Quite right that hard earned money saved by British people should not be lost because of the casino gambling of the global banking system going wrong. But if deposits are to be saved at the taxpayer's expense, should not ownership of the banks also pass to the people? What could be a more conclusive condemnation of capitalism than the boom and bust cycle in global financial markets? People's money is not safe with capitalists - only a democratically accountable state system can make it so.
And this financial crisis and credit crunch is just the beginning. From here, tightening credit markets and rising interest rates will mean falling profitability for capitalist companies and slowing production, possibly even economic slump, as American, British and European householders have to tighten their belts.

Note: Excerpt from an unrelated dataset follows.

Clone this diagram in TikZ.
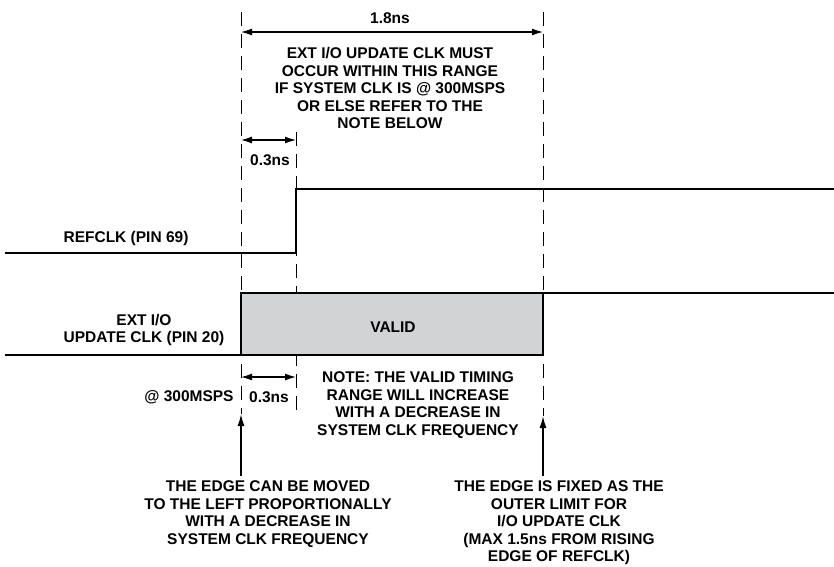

First watch out for serious falls in the profits of the big banks around the world. That will be followed by job cuts throughout the financial sector. And job cuts will mean less income to finance property purchases and mortgages. House prices could plummet.
Never in the history of capitalism has the financial sector been so important to the health of capitalism. In its maturity, capitalism is increasingly no longer a system that raises the productive forces. It is more and more a financial parasite unproductively resting on top of the productive sectors of the global economy (mainly in China, India etc).
That is especially so in Britain, the financial parasite extraordinaire - a giant Switzerland, that sucks in the earnings of other countries (oil-producers in the Middle East and the manufacturers of Asia) and recycles it. British capitalism now makes little itself. Instead it is just giant banker of the world. As such, the British capitalist economy is the most vulnerable to a global financial crisis and any ensuing economic slump. And British workers and their families will suffer more than most.